- _What is expected_:
Omit the pictures, then reproduce every remaining record exactly.

- _Given records_:
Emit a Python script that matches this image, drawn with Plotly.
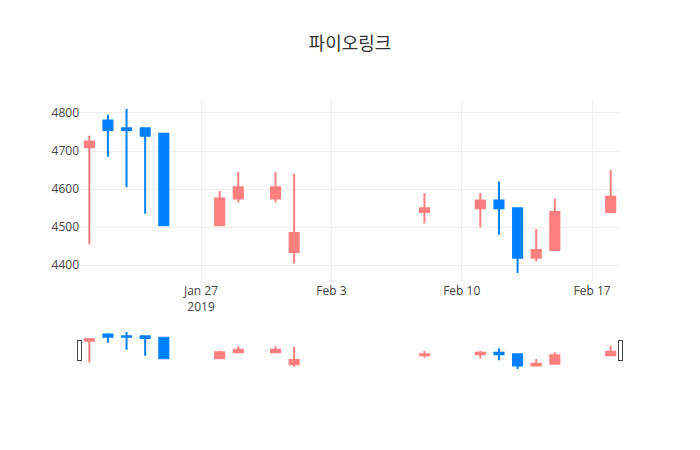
import plotly.graph_objects as go

dates = ["2019-01-21", "2019-01-22", "2019-01-23", "2019-01-24", "2019-01-25",
         "2019-01-28", "2019-01-29", "2019-01-31", "2019-02-01",
         "2019-02-08", "2019-02-11", "2019-02-12", "2019-02-13", "2019-02-14",
         "2019-02-15", "2019-02-18"]
open_ = [4710, 4780, 4760, 4760, 4745, 4505, 4575, 4575, 4435,
         4540, 4550, 4570, 4550, 4420, 4440, 4540]
high = [4740, 4795, 4810, 4760, 4745, 4595, 4645, 4645, 4640,
        4590, 4590, 4620, 4550, 4495, 4575, 4650]
low = [4455, 4685, 4605, 4535, 4505, 4505, 4565, 4565, 4405,
       4510, 4500, 4480, 4380, 4410, 4440, 4540]
close = [4725, 4755, 4755, 4740, 4505, 4575, 4605, 4605, 4485,
         4550, 4570, 4550, 4420, 4440, 4540, 4580]

inc_color = "#FF7F7F"
dec_color = "#0080FF"

fig = go.Figure(go.Candlestick(
    x=dates, open=open_, high=high, low=low, close=close,
    increasing=dict(line=dict(color=inc_color), fillcolor=inc_color),
    decreasing=dict(line=dict(color=dec_color), fillcolor=dec_color),
    showlegend=False,
))

fig.update_layout(
    width=700, height=450,
    title=dict(text="파이오링크", x=0.5, xanchor="center",
               font=dict(size=18, color="#333")),
    font=dict(family="Open Sans, Noto Sans CJK KR, sans-serif", color="#444"),
    paper_bgcolor="white", plot_bgcolor="white",
    xaxis=dict(showgrid=True, gridcolor="#eee", rangeslider=dict(visible=True)),
    yaxis=dict(showgrid=True, gridcolor="#eee", zeroline=False),
)

fig.write_html("out.html")
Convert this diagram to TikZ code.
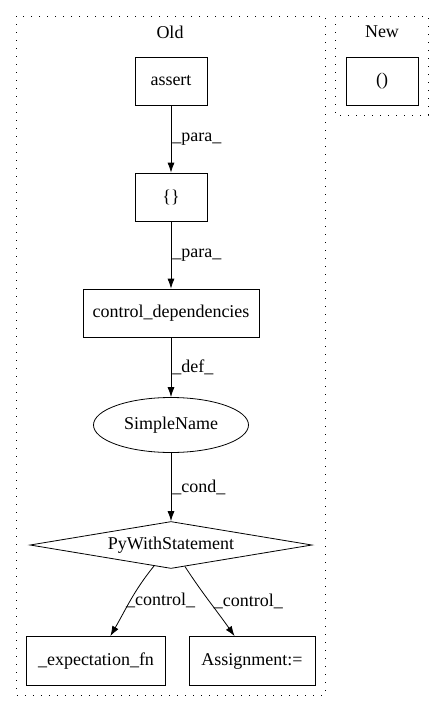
\documentclass[tikz,border=0pt]{standalone}
\usepackage{fontspec}
\setmainfont{Liberation Serif}
\usetikzlibrary{arrows.meta, shapes.geometric, positioning}

\begin{document}
\begin{tikzpicture}[x=1pt, y=1pt, >={Latex[length=10pt,width=7pt]}, line width=0.8pt,
  every node/.style={font=\fontsize{18}{20}\selectfont},
  cluster/.style={draw, dash pattern=on 1.4pt off 6.6pt},
  box/.style={draw, rectangle, minimum height=48pt, inner sep=0pt},
  edge/.style={->},
  elbl/.style={right, inner sep=1pt}]
\useasboundingbox (0,0) rectangle (445,-712);
% clusters
\draw[cluster] (16,-16) rectangle (325,-695);
\draw[cluster] (335,-16) rectangle (428,-115);
\node (oldlbl) at (170,-32) {Old};
\node (newlbl) at (382,-32) {New};
% old graph
\node[box, minimum width=72pt] (assert) at (171,-81) {assert};
\node[box, minimum width=72pt] (braces) at (171,-197) {\{\}};
\node[box, minimum width=176pt] (ctrldep) at (171,-313) {control\_dependencies};
\node[draw, ellipse, minimum width=155pt, minimum height=55pt, inner sep=0pt] (sname) at (171,-425) {SimpleName};
\node[draw, diamond, shape aspect=6, minimum width=282pt, minimum height=47pt, inner sep=0pt] (pws) at (171,-545) {PyWithStatement};
\node[box, minimum width=139pt, minimum height=49pt] (expfn) at (96,-661) {\_expectation\_fn};
\node[box, minimum width=126pt, minimum height=49pt] (assign) at (252,-661) {Assignment:=};
% new graph
\node[box, minimum width=72pt] (paren) at (382,-81) {()};

\draw[edge] (assert) -- node[elbl] {\_para\_} (braces);
\draw[edge] (braces) -- node[elbl] {\_para\_} (ctrldep);
\draw[edge] (ctrldep) -- node[elbl] {\_def\_} (sname);
\draw[edge] (sname) -- node[elbl] {\_cond\_} (pws);
\draw[edge] (pws) to[out=-129, in=60] node[pos=0.5, right, inner sep=0pt, xshift=-5pt] {\_control\_} (expfn);
\draw[edge] (pws) to[out=-57, in=125] node[pos=0.5, right, inner sep=4pt] {\_control\_} (assign);

\end{tikzpicture}
\end{document}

- _Solution for this problem_:
Emit a Python script that matches this image, drawn with Plotly.
import plotly.graph_objects as go

dates = ["2019-01-21", "2019-01-22", "2019-01-23", "2019-01-24", "2019-01-25",
         "2019-01-28", "2019-01-29", "2019-01-31", "2019-02-01",
         "2019-02-08", "2019-02-11", "2019-02-12", "2019-02-13", "2019-02-14",
         "2019-02-15", "2019-02-18"]
open_ = [4710, 4780, 4760, 4760, 4745, 4505, 4575, 4575, 4435,
         4540, 4550, 4570, 4550, 4420, 4440, 4540]
high = [4740, 4795, 4810, 4760, 4745, 4595, 4645, 4645, 4640,
        4590, 4590, 4620, 4550, 4495, 4575, 4650]
low = [4455, 4685, 4605, 4535, 4505, 4505, 4565, 4565, 4405,
       4510, 4500, 4480, 4380, 4410, 4440, 4540]
close = [4725, 4755, 4755, 4740, 4505, 4575, 4605, 4605, 4485,
         4550, 4570, 4550, 4420, 4440, 4540, 4580]

inc_color = "#FF7F7F"
dec_color = "#0080FF"

fig = go.Figure(go.Candlestick(
    x=dates, open=open_, high=high, low=low, close=close,
    increasing=dict(line=dict(color=inc_color), fillcolor=inc_color),
    decreasing=dict(line=dict(color=dec_color), fillcolor=dec_color),
    showlegend=False,
))

fig.update_layout(
    width=700, height=450,
    title=dict(text="파이오링크", x=0.5, xanchor="center",
               font=dict(size=18, color="#333")),
    font=dict(family="Open Sans, Noto Sans CJK KR, sans-serif", color="#444"),
    paper_bgcolor="white", plot_bgcolor="white",
    xaxis=dict(showgrid=True, gridcolor="#eee", rangeslider=dict(visible=True)),
    yaxis=dict(showgrid=True, gridcolor="#eee", zeroline=False),
)

fig.write_html("out.html")
Convert this diagram to TikZ code.
\documentclass[tikz,border=0pt]{standalone}
\usepackage{fontspec}
\setmainfont{Liberation Serif}
\usetikzlibrary{arrows.meta, shapes.geometric, positioning}

\begin{document}
\begin{tikzpicture}[x=1pt, y=1pt, >={Latex[length=10pt,width=7pt]}, line width=0.8pt,
  every node/.style={font=\fontsize{18}{20}\selectfont},
  cluster/.style={draw, dash pattern=on 1.4pt off 6.6pt},
  box/.style={draw, rectangle, minimum height=48pt, inner sep=0pt},
  edge/.style={->},
  elbl/.style={right, inner sep=1pt}]
\useasboundingbox (0,0) rectangle (445,-712);
% clusters
\draw[cluster] (16,-16) rectangle (325,-695);
\draw[cluster] (335,-16) rectangle (428,-115);
\node (oldlbl) at (170,-32) {Old};
\node (newlbl) at (382,-32) {New};
% old graph
\node[box, minimum width=72pt] (assert) at (171,-81) {assert};
\node[box, minimum width=72pt] (braces) at (171,-197) {\{\}};
\node[box, minimum width=176pt] (ctrldep) at (171,-313) {control\_dependencies};
\node[draw, ellipse, minimum width=155pt, minimum height=55pt, inner sep=0pt] (sname) at (171,-425) {SimpleName};
\node[draw, diamond, shape aspect=6, minimum width=282pt, minimum height=47pt, inner sep=0pt] (pws) at (171,-545) {PyWithStatement};
\node[box, minimum width=139pt, minimum height=49pt] (expfn) at (96,-661) {\_expectation\_fn};
\node[box, minimum width=126pt, minimum height=49pt] (assign) at (252,-661) {Assignment:=};
% new graph
\node[box, minimum width=72pt] (paren) at (382,-81) {()};

\draw[edge] (assert) -- node[elbl] {\_para\_} (braces);
\draw[edge] (braces) -- node[elbl] {\_para\_} (ctrldep);
\draw[edge] (ctrldep) -- node[elbl] {\_def\_} (sname);
\draw[edge] (sname) -- node[elbl] {\_cond\_} (pws);
\draw[edge] (pws) to[out=-129, in=60] node[pos=0.5, right, inner sep=0pt, xshift=-5pt] {\_control\_} (expfn);
\draw[edge] (pws) to[out=-57, in=125] node[pos=0.5, right, inner sep=4pt] {\_control\_} (assign);

\end{tikzpicture}
\end{document}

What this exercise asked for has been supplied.